The average monthly mortgage payment in the U.S. is $2,317, while the average monthly Social Security payment is $1,840.27. This means if you get the typical Social Security benefit and have an average monthly mortgage payment, that entire payment will disappear from your bank account and go toward your home loan — and you’ll still need money beyond that to send to your mortgage lender.
If you’ll need your Social Security and other retirement funds for other things, you’ll likely want to hold off on leaving work until your mortgage has been paid off. Or you’ll need to sell your house to pay off your loan and downsize to a property you can actually afford with your new retirement income.
If your payment is affordable, you don’t have to hold off on retiring
Now, if you happen to have a lot of money saved and your mortgage payment is pretty small relative to your income, then you may not necessarily need to wait to retire until you no longer have mortgage debt.
Since mortgage interest rates are typically pretty low compared to the rates on other debts and investments, you may be better off having more money invested rather than withdrawing a big portion of your savings to pay your mortgage off before leaving work. You could potentially earn a better return on your money with this approach. Say, for example, you have a home loan at 3%. If you could easily afford the payments with your retirement savings, then there’d be no real reason to pay off that low interest loan quickly just to retire.

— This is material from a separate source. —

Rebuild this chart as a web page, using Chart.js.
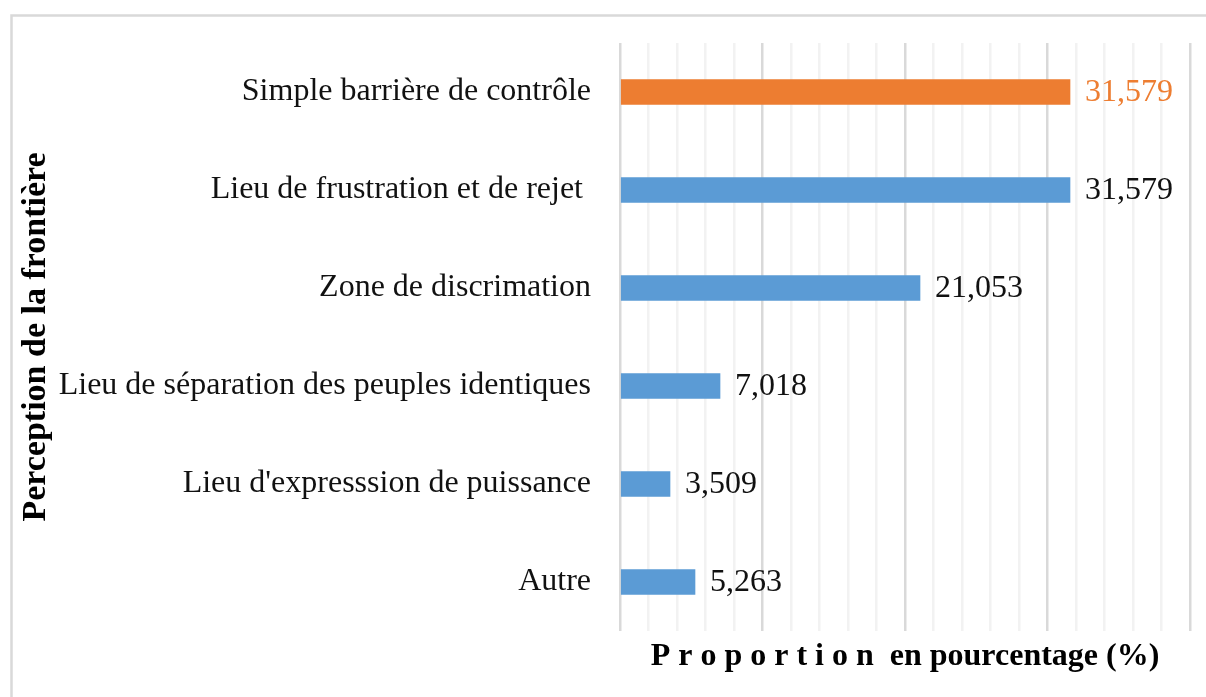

You’ll want to be sure that your mortgage payment and total housing costs are below 25% or so of the income you’ll have coming in as a retiree before you decide retiring with a mortgage is a smart choice. While some experts say you can spend up to 30% of your income on housing, it’s best for retirees to be conservative, as their income is fixed with fewer opportunities for salary increases than younger home buyers have.
If you’re close to retirement, you can even create a budget that factors in your mortgage and other costs. If you have plenty to cover the essentials and still enjoy your golden years, then retiring with a mortgage may not be the worst thing in the world — or even be a problem at all.